Werne. „Stimmet voll Jauchzen und Fröhlichkeit an“: In einer Zeit, in der sich Hiobsbotschaften überschlagen, setzte die Stiftung Musica Sacra Westfalica ein Zeichen der Hoffnung.
Zum ersten Advent erklang auf ihre Initiative hin eine der wohl frohesten Vertonungen der Weihnachtsbotschaft: das Weihnachtsoratorium von Johann Sebastian Bach. Das Konzert in St. Christophorus war bereits seit Tagen ausverkauft.
Vor mehr als 400 Menschen spielten und sangen das Rheinische Oratorien-Orchester, die Chöre „Verina-Ensemble“ und „Vocapella“ sowie die Solisten Ursula Kirchhoff (Alt), Maximilian Kramer (Bassbariton), Cesar Dima (Tenor) und Anastasiia Soloviova (Sopran). Die musikalische Leitung hatte Dagmar Borowski-Wensing, die im Duett mit Kramer außerdem einen Part des Solosoprans übernahm.
Bachs Gesangswerk – aufgeführt wurden die Teile I bis III – stimmt die Zuhörenden gleich zu Beginn mit Pauken und Trompete ein. Die Chorsängerinnen und -sänger sandten dazu das „Jauchzet“ mit hellklingender Ausstrahlung durchs Kirchenschiff. Den Schwung trugen sie durch die synkopischen Einsätze und tänzerischen Takte dieser prägnanten Eröffnung. Auch die beiden anderen großen Chorstücke, „Ehre sei Gott“ und „Herrscher des Himmels“, interpretierten sie mit barocker Hochstimmung. Dabei blieb die Struktur von Bachs musikalischer Architektur dank prägnanter Einsätze stets transparent. Etwa, wenn sich fein verwobene Sopranstimmen über satten Bassstimmen aufbauten. Oder verspielte Koloraturen ziseliert wurden.
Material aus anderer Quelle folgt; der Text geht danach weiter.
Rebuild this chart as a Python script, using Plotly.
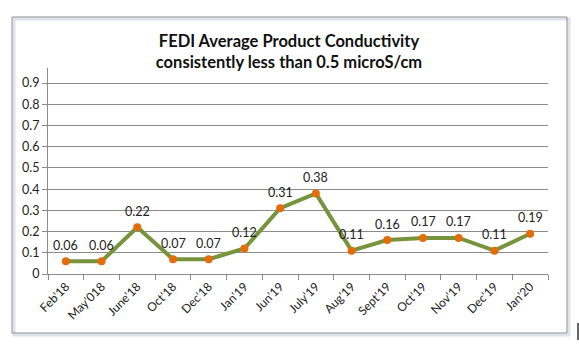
import plotly.graph_objects as go

categories = ["Feb'18", "May'018", "June'18", "Oct'18", "Dec'18", "Jan'19", "Jun'19",
              "July'19", "Aug'19", "Sept'19", "Oct'19", "Nov'19", "Dec'19", "Jan'20"]
values = [0.06, 0.06, 0.22, 0.07, 0.07, 0.12, 0.31, 0.38, 0.11, 0.16, 0.17, 0.17, 0.11, 0.19]
labels = ["0.06", "0.06", "0.22", "0.07", "0.07", "0.12", "0.31", "0.38", "0.11", "0.16",
          "0.17", "0.17", "0.11", "0.19"]
ytick_vals = [0, 0.1, 0.2, 0.3, 0.4, 0.5, 0.6, 0.7, 0.8, 0.9]
ytick_text = ["0", "0.1", "0.2", "0.3", "0.4", "0.5", "0.6", "0.7", "0.8", "0.9"]

FONT = "Lato, 'Open Sans', sans-serif"

fig = go.Figure()
fig.add_trace(go.Scatter(
    x=categories, y=values, mode="lines+markers",
    line=dict(color="#77933C", width=4),
    marker=dict(color="#E46C0A", size=8),
    cliponaxis=False, showlegend=False,
))

for c, v, t in zip(categories, values, labels):
    fig.add_annotation(x=c, y=v, text=t, showarrow=False, yshift=16,
                       font=dict(family=FONT, size=12.5, color="#222222"))

L, R, T, B = 48, 31, 68, 74
W, H = 579, 348
pw, ph = W - L - R, H - T - B

def px_x(p):
    return (p - L) / pw

def px_y(p):
    return (H - B - p) / ph

fig.add_shape(type="rect", xref="paper", yref="paper",
              x0=px_x(14), x1=px_x(569), y0=px_y(335), y1=px_y(19),
              line=dict(color="#DDE3EA", width=3), fillcolor="rgba(0,0,0,0)", layer="below")
fig.add_shape(type="rect", xref="paper", yref="paper",
              x0=px_x(12), x1=px_x(567), y0=px_y(333), y1=px_y(17),
              line=dict(color="#8C8C8C", width=1), fillcolor="rgba(0,0,0,0)", layer="below")
fig.add_shape(type="line", xref="paper", yref="paper",
              x0=px_x(578), x1=px_x(578), y0=px_y(340), y1=px_y(323),
              line=dict(color="#333333", width=1.5))

fig.update_layout(
    width=W, height=H,
    margin=dict(l=L, r=R, t=T, b=B),
    paper_bgcolor="white", plot_bgcolor="white",
    title=dict(text="<b>FEDI Average Product Conductivity<br>consistently less than 0.5 microS/cm</b>",
               x=289 / W, xanchor="center",
               y=1 - 47 / H, yanchor="middle",
               font=dict(family=FONT, size=16.5, color="#111111")),
    xaxis=dict(type="category", tickangle=-45, showline=True, linecolor="#8C8C8C",
               ticks="outside", tickson="boundaries", ticklen=5, tickcolor="#8C8C8C",
               showgrid=False, tickfont=dict(family=FONT, size=12, color="#222222"),
               range=[-0.5, len(categories) - 0.5]),
    yaxis=dict(range=[0, 0.971], tickvals=ytick_vals, ticktext=ytick_text,
               showline=True, linecolor="#8C8C8C", ticks="outside", ticklen=5,
               tickcolor="#8C8C8C", showgrid=True, gridcolor="#8C8C8C", gridwidth=1,
               zeroline=False, tickfont=dict(family=FONT, size=12.5, color="#222222")),
)

fig.write_html("out.html")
In der verschachtelten Anordnung des Chorus „Lasset uns nun gehen“ fand jede Stimme – wie die Hirten – ihren eigenen Weg zur Krippe und damit zu Gott.
Unter der sorgsamen Leitung von Dagmar Borowski-Wensing übten sich die Chöre bei den Chorälen in der gebotenen Zurückhaltung. In diesen Kirchenliedern äußert sich sozusagen die Gemeinde. In den Melodielinien daher schlichter angelegt als die großen Chorstücke kam es hier auf eine verständige und verständliche Interpretation an. Und die wurde klar zum Ausdruck gebracht. Etwa die gespannte Erwartungshaltung bei „Wie soll ich dich empfangen“. Oder das packende Bezwingen des Satans bei „Brich an, o schönes Morgenlicht“. Mit homogenem Chorklang wurde das Publikum quasi aufgerüttelt: „Schaut hin, dort liegt im finstern Stall“.
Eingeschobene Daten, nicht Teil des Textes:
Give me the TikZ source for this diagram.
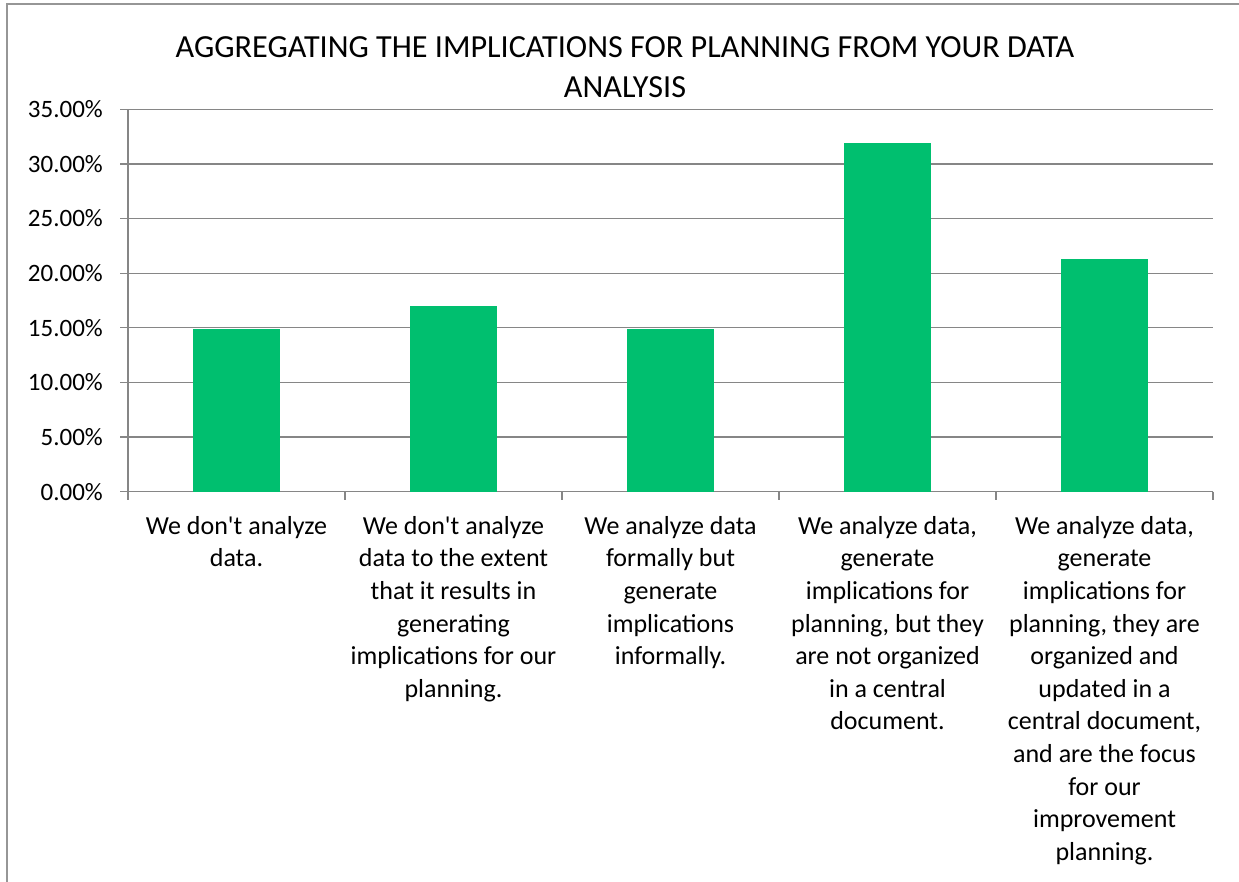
\documentclass[tikz,border=0pt]{standalone}
\usepackage{fontspec}
\setmainfont{Carlito}
\definecolor{barcol}{RGB}{0,191,111}
\definecolor{gridcol}{RGB}{134,134,134}
\definecolor{framecol}{RGB}{150,150,150}
\tikzset{
  gridline/.style={draw=gridcol, line width=1.3pt},
  barbox/.style={fill=barcol, draw=none, minimum width=87pt, inner sep=0pt, anchor=south},
  ylab/.style={anchor=east, inner sep=0pt, font=\fontsize{25}{30}\selectfont},
  catlab/.style={anchor=north, inner sep=0pt, align=center, font=\fontsize{26}{32.6}\selectfont},
  titlelab/.style={anchor=north, inner sep=0pt, align=center, font=\fontsize{32.2}{40}\selectfont}
}
\begin{document}
\begin{tikzpicture}[x=1pt,y=-1pt]
\useasboundingbox (0,0) rectangle (1239,882);
\fill[white] (0,0) rectangle (1239,882);
% outer frame
\coordinate (fbl) at (7,882);
\coordinate (ftl) at (7,4);
\coordinate (ftr) at (1239,4);
\draw[framecol, line width=1.5pt] (fbl) -- (ftl) -- (ftr);
% title
\node[titlelab] (title) at (625,36) {AGGREGATING THE IMPLICATIONS FOR PLANNING FROM YOUR DATA\\ANALYSIS};
% gridlines and y labels
\foreach \i/\lab in {0/0.00,1/5.00,2/10.00,3/15.00,4/20.00,5/25.00,6/30.00,7/35.00}{
  \pgfmathsetmacro{\yy}{491.7-54.63*\i}
  \coordinate (gl\i) at (120,\yy);
  \coordinate (gr\i) at (1213,\yy);
  \draw[gridline] (gl\i) -- (gr\i);
  \node[ylab] (yl\i) at (103,\yy) {\lab\%};
}
% y axis
\coordinate (yaxtop) at (128,109.3);
\coordinate (yaxbot) at (128,491.7);
\draw[gridline] (yaxtop) -- (yaxbot);
% category ticks
\foreach \k in {0,...,5}{
  \pgfmathsetmacro{\xx}{128+217*\k}
  \coordinate (ta\k) at (\xx,491.7);
  \coordinate (tb\k) at (\xx,500);
  \draw[gridline] (ta\k) -- (tb\k);
}
% bars
\foreach \k/\v in {1/14.89,2/17.02,3/14.89,4/31.91,5/21.28}{
  \pgfmathsetmacro{\xx}{128+217*\k-108.5}
  \pgfmathsetmacro{\hh}{\v*10.926}
  \node[barbox, minimum height=\hh pt] (bar\k) at (\xx,491.7) {};
}
% category labels
\node[catlab] (c1) at (236.5,516) {We don\textquotesingle t analyze\\data.};
\node[catlab] (c2) at (453.5,516) {We don\textquotesingle t analyze\\data to the extent\\that it results in\\generating\\implications for our\\planning.};
\node[catlab] (c3) at (670.5,516) {We analyze data\\formally but\\generate\\implications\\informally.};
\node[catlab] (c4) at (887.5,516) {We analyze data,\\generate\\implications for\\planning, but they\\are not organized\\in a central\\document.};
\node[catlab] (c5) at (1104.5,516) {We analyze data,\\generate\\implications for\\planning, they are\\organized and\\updated in a\\central document,\\and are the focus\\for our\\improvement\\planning.};
\end{tikzpicture}
\end{document}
Solistisch kommt dem Alt in den ersten drei Teilen des Oratoriums eine entscheidende Rolle zu. Und Ursula Kirchhoff füllte diese klangschön aus. Die herzerwärmende Arie „Bereite dich, Zion“ intonierte sie mit inniger Selbstvergessenheit. „Schlafe, mein Liebster, genieße der Ruh“ ist auf das erste Hören ein Wiegenlied. Doch die Zärtlichkeit, die Kirchhoff durchklingen ließ, ist nicht nur die einer Mutter. Es spielte auch die einer liebenden Frau hinein. Denn der Alt verkörpert auch die Braut Christi, die Kirche.
Maximilian Kramers sonore Stimme füllte die Basspartien mit prophetischer Tragweite, Cesar Dima kontrastierte mit strahlendem Timbre. Mit schlanker Geradlinigkeit erklangen Chorsolistin Anastasiia Soloviova und Dagmar Borowski-Wensing, letztere im Duett mit dem Bass: „Herr, dein Mitleid, dein Erbarmen“. Das Oratorien-Orchester erwies sich als feinsinnige Begleitung, egal, ob die Streicher einen dezenten, aber zuverlässigen Klangteppich woben, oder ob Solopartien von Trompete und Querflöte die menschlichen Stimmen mit mal brillantem, mal lieblichem Timbre unterstrichen.
Die Zuhörenden dankten es allen Beteiligten mit anhaltendem, rauschendem Applaus.